> [Provided material]
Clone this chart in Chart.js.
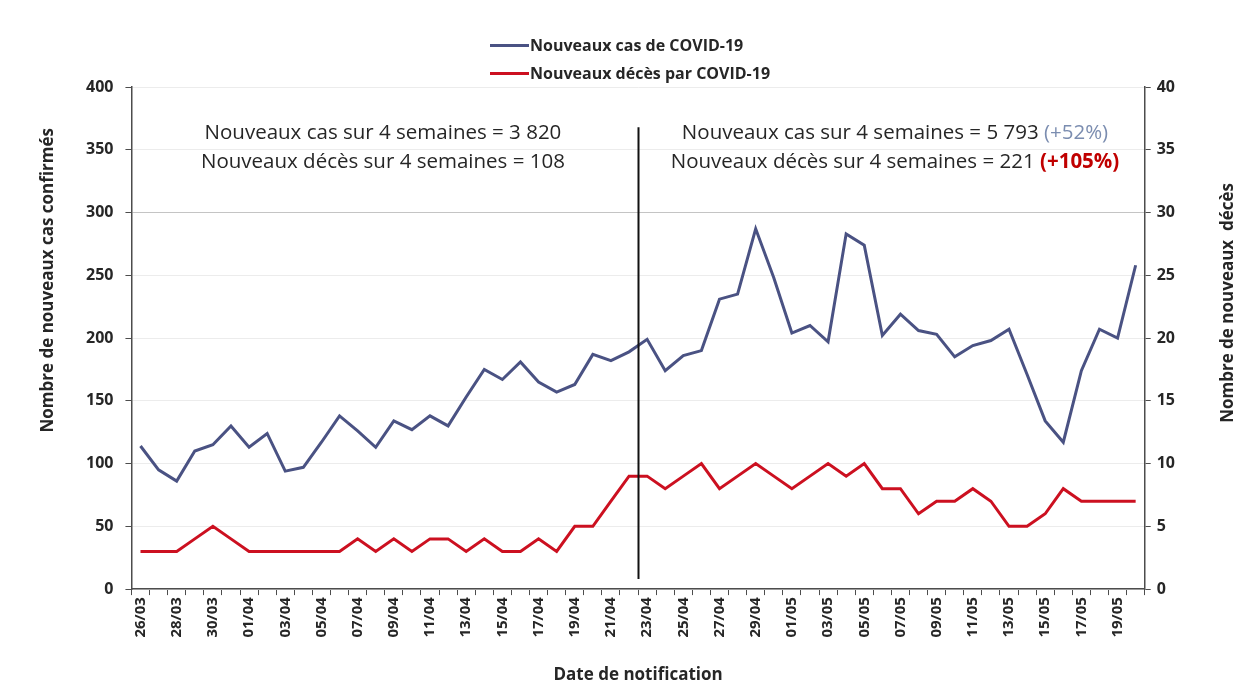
<!DOCTYPE html>
<html lang="fr">
<head>
<meta charset="utf-8">
<script src="https://cdn.jsdelivr.net/npm/chart.js@4.4.1/dist/chart.umd.min.js"></script>
<style>
  html, body { margin: 0; padding: 0; background: #fff; }
  #wrap { position: relative; width: 1244px; height: 690px; }
  #legend { position: absolute; top: 31px; left: 490px; font: bold 16px "Open Sans", sans-serif; color: #262626; }
  #legend .row { display: flex; align-items: center; height: 28px; }
  #legend .sw { width: 39px; height: 3px; margin-right: 1px; }
</style>
</head>
<body>
<div id="wrap">
  <canvas id="covid-chart" width="1244" height="690"></canvas>
  <div id="legend"></div>
</div>
<script>
const dates = ['26/03', '27/03', '28/03', '29/03', '30/03', '31/03',
  '01/04', '02/04', '03/04', '04/04', '05/04', '06/04', '07/04', '08/04', '09/04', '10/04',
  '11/04', '12/04', '13/04', '14/04', '15/04', '16/04', '17/04', '18/04', '19/04', '20/04',
  '21/04', '22/04', '23/04', '24/04', '25/04', '26/04', '27/04', '28/04', '29/04', '30/04',
  '01/05', '02/05', '03/05', '04/05', '05/05', '06/05', '07/05', '08/05', '09/05', '10/05',
  '11/05', '12/05', '13/05', '14/05', '15/05', '16/05', '17/05', '18/05', '19/05', '20/05'];

const cases = [114, 95, 86, 110, 115, 130, 113, 124, 94, 97, 117, 138, 126, 113,
  134, 127, 138, 130, 153, 175, 167, 181, 165, 157, 163, 187, 182, 189,
  199, 174, 186, 190, 231, 235, 287, 248, 204, 210, 197, 283, 274, 202,
  219, 206, 203, 185, 194, 198, 207, 171, 134, 117, 174, 207, 200, 258];

const deaths = [3, 3, 3, 4, 5, 4, 3, 3, 3, 3, 3, 3, 4, 3,
  4, 3, 4, 4, 3, 4, 3, 3, 4, 3, 5, 5, 7, 9,
  9, 8, 9, 10, 8, 9, 10, 9, 8, 9, 10, 9, 10, 8,
  8, 6, 7, 7, 8, 7, 5, 5, 6, 8, 7, 7, 7, 7];

const casesTicks = [0, 50, 100, 150, 200, 250, 300, 350, 400];
const deathsTicks = [0, 5, 10, 15, 20, 25, 30, 35, 40];

// two 4-week periods, split between 22/04 and 23/04
const periodLength = 28;

const FONT = '"Open Sans", sans-serif';
const TEXT = '#262626';
const AXIS = '#4d4d4d';
const BLUE = '#4a5283';
const RED = '#cc1020';

const sum = (arr) => arr.reduce((a, b) => a + b, 0);
const fmt = (n) => String(n).replace(/\B(?=(\d{3})+(?!\d))/g, ' ');

const casesA = sum(cases.slice(0, periodLength));
const casesB = sum(cases.slice(periodLength));
const deathsA = sum(deaths.slice(0, periodLength));
const deathsB = sum(deaths.slice(periodLength));
const pct = (b, a) => '(+' + Math.round((b / a - 1) * 100) + '%)';

const notes = [
  { at: 13.4, lines: [
    ['Nouveaux cas sur 4 semaines = ' + fmt(casesA)],
    ['Nouveaux décès sur 4 semaines = ' + fmt(deathsA)]
  ] },
  { at: 41.7, lines: [
    ['Nouveaux cas sur 4 semaines = ' + fmt(casesB) + ' ', pct(casesB, casesA), '#7b8db0', 'normal'],
    ['Nouveaux décès sur 4 semaines = ' + fmt(deathsB) + ' ', pct(deathsB, deathsA), '#c00000', 'bold']
  ] }
];

// vertical axis titles, both reading bottom to top
const axisTitles = [
  { text: 'Nombre de nouveaux cas confirmés', x: 48, at: 246 },
  { text: 'Nombre de nouveaux  décès', x: 1228, at: 228 }
];

// separator line, period totals and axis titles
const periodNotes = {
  id: 'periodNotes',
  afterDatasetsDraw(chart) {
    const { ctx, scales: { x, y } } = chart;
    ctx.save();
    const sx = Math.round(x.getPixelForValue(periodLength - 0.5)) + 0.5;
    ctx.strokeStyle = '#111';
    ctx.lineWidth = 2;
    ctx.beginPath();
    ctx.moveTo(sx, y.getPixelForValue(368));
    ctx.lineTo(sx, y.getPixelForValue(8));
    ctx.stroke();

    ctx.textBaseline = 'middle';
    ctx.textAlign = 'left';
    const rowValues = [363, 340];
    const size = '20.5px ';
    notes.forEach((note) => {
      const cx = x.getPixelForValue(note.at);
      note.lines.forEach((line, i) => {
        const cy = y.getPixelForValue(rowValues[i]);
        ctx.font = size + FONT;
        const w1 = ctx.measureText(line[0]).width;
        let w2 = 0;
        if (line[1]) {
          ctx.font = line[3] + ' ' + size + FONT;
          w2 = ctx.measureText(line[1]).width;
        }
        const left = cx - (w1 + w2) / 2;
        ctx.font = size + FONT;
        ctx.fillStyle = TEXT;
        ctx.fillText(line[0], left, cy);
        if (line[1]) {
          ctx.font = line[3] + ' ' + size + FONT;
          ctx.fillStyle = line[2];
          ctx.fillText(line[1], left + w1, cy);
        }
      });
    });

    ctx.font = 'bold 17px ' + FONT;
    ctx.fillStyle = TEXT;
    ctx.textAlign = 'center';
    axisTitles.forEach((t) => {
      ctx.save();
      ctx.translate(t.x, y.getPixelForValue(t.at));
      ctx.rotate(-Math.PI / 2);
      ctx.fillText(t.text, 0, 0);
      ctx.restore();
    });
    ctx.restore();
  }
};

const chart = new Chart(document.getElementById('covid-chart'), {
  type: 'line',
  data: {
    labels: dates,
    datasets: [
      {
        label: 'Nouveaux cas de COVID-19',
        data: cases,
        yAxisID: 'y',
        borderColor: BLUE,
        borderWidth: 3,
        pointRadius: 0,
        tension: 0
      },
      {
        label: 'Nouveaux décès par COVID-19',
        data: deaths,
        yAxisID: 'y1',
        borderColor: RED,
        borderWidth: 3,
        pointRadius: 0,
        tension: 0
      }
    ]
  },
  options: {
    responsive: false,
    animation: false,
    layout: { padding: { top: 87, left: 74, right: 63, bottom: 1 } },
    plugins: {
      legend: { display: false },
      tooltip: { enabled: false }
    },
    scales: {
      x: {
        offset: true,
        border: { color: AXIS, width: 1.5 },
        grid: { drawOnChartArea: false, tickColor: AXIS, tickLength: 6, offset: true },
        ticks: {
          autoSkip: false,
          minRotation: 90,
          maxRotation: 90,
          color: TEXT,
          padding: 2,
          font: { family: FONT, size: 15, weight: 'bold' },
          callback: (v, i) => (i % 2 === 0 ? dates[i] : '')
        },
        title: {
          display: true,
          text: 'Date de notification',
          color: TEXT,
          padding: { top: 25 },
          font: { family: FONT, size: 17, weight: 'bold' }
        }
      },
      y: {
        position: 'left',
        min: 0,
        max: casesTicks[casesTicks.length - 1],
        afterBuildTicks: (s) => { s.ticks = casesTicks.map((v) => ({ value: v })); },
        border: { color: AXIS, width: 1.5 },
        grid: {
          color: (c) => (c.tick && c.tick.value === 300 ? '#c4c4c4' : '#ececec'),
          tickColor: AXIS,
          tickLength: 6
        },
        ticks: { color: TEXT, padding: 12, font: { family: FONT, size: 16, weight: 'bold' } }
      },
      y1: {
        position: 'right',
        min: 0,
        max: deathsTicks[deathsTicks.length - 1],
        afterBuildTicks: (s) => { s.ticks = deathsTicks.map((v) => ({ value: v })); },
        border: { color: AXIS, width: 1.5 },
        grid: { drawOnChartArea: false, tickColor: AXIS, tickLength: 6 },
        ticks: { color: TEXT, padding: 6, font: { family: FONT, size: 16, weight: 'bold' } }
      }
    }
  },
  plugins: [periodNotes]
});

// legend stacked in two rows
const legendEl = document.getElementById('legend');
chart.data.datasets.forEach((ds) => {
  const row = document.createElement('div');
  row.className = 'row';
  const sw = document.createElement('span');
  sw.className = 'sw';
  sw.style.background = ds.borderColor;
  const txt = document.createElement('span');
  txt.textContent = ds.label;
  row.appendChild(sw);
  row.appendChild(txt);
  legendEl.appendChild(row);
});
</script>
</body>
</html>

> [Required task]
Leave out the pictures. Transcribe only the lines above, from the first through the one that contains "207, 200, 258];".

> [Written response]
Clone this chart in Chart.js.
<!DOCTYPE html>
<html lang="fr">
<head>
<meta charset="utf-8">
<script src="https://cdn.jsdelivr.net/npm/chart.js@4.4.1/dist/chart.umd.min.js"></script>
<style>
  html, body { margin: 0; padding: 0; background: #fff; }
  #wrap { position: relative; width: 1244px; height: 690px; }
  #legend { position: absolute; top: 31px; left: 490px; font: bold 16px "Open Sans", sans-serif; color: #262626; }
  #legend .row { display: flex; align-items: center; height: 28px; }
  #legend .sw { width: 39px; height: 3px; margin-right: 1px; }
</style>
</head>
<body>
<div id="wrap">
  <canvas id="covid-chart" width="1244" height="690"></canvas>
  <div id="legend"></div>
</div>
<script>
const dates = ['26/03', '27/03', '28/03', '29/03', '30/03', '31/03',
  '01/04', '02/04', '03/04', '04/04', '05/04', '06/04', '07/04', '08/04', '09/04', '10/04',
  '11/04', '12/04', '13/04', '14/04', '15/04', '16/04', '17/04', '18/04', '19/04', '20/04',
  '21/04', '22/04', '23/04', '24/04', '25/04', '26/04', '27/04', '28/04', '29/04', '30/04',
  '01/05', '02/05', '03/05', '04/05', '05/05', '06/05', '07/05', '08/05', '09/05', '10/05',
  '11/05', '12/05', '13/05', '14/05', '15/05', '16/05', '17/05', '18/05', '19/05', '20/05'];

const cases = [114, 95, 86, 110, 115, 130, 113, 124, 94, 97, 117, 138, 126, 113,
  134, 127, 138, 130, 153, 175, 167, 181, 165, 157, 163, 187, 182, 189,
  199, 174, 186, 190, 231, 235, 287, 248, 204, 210, 197, 283, 274, 202,
  219, 206, 203, 185, 194, 198, 207, 171, 134, 117, 174, 207, 200, 258];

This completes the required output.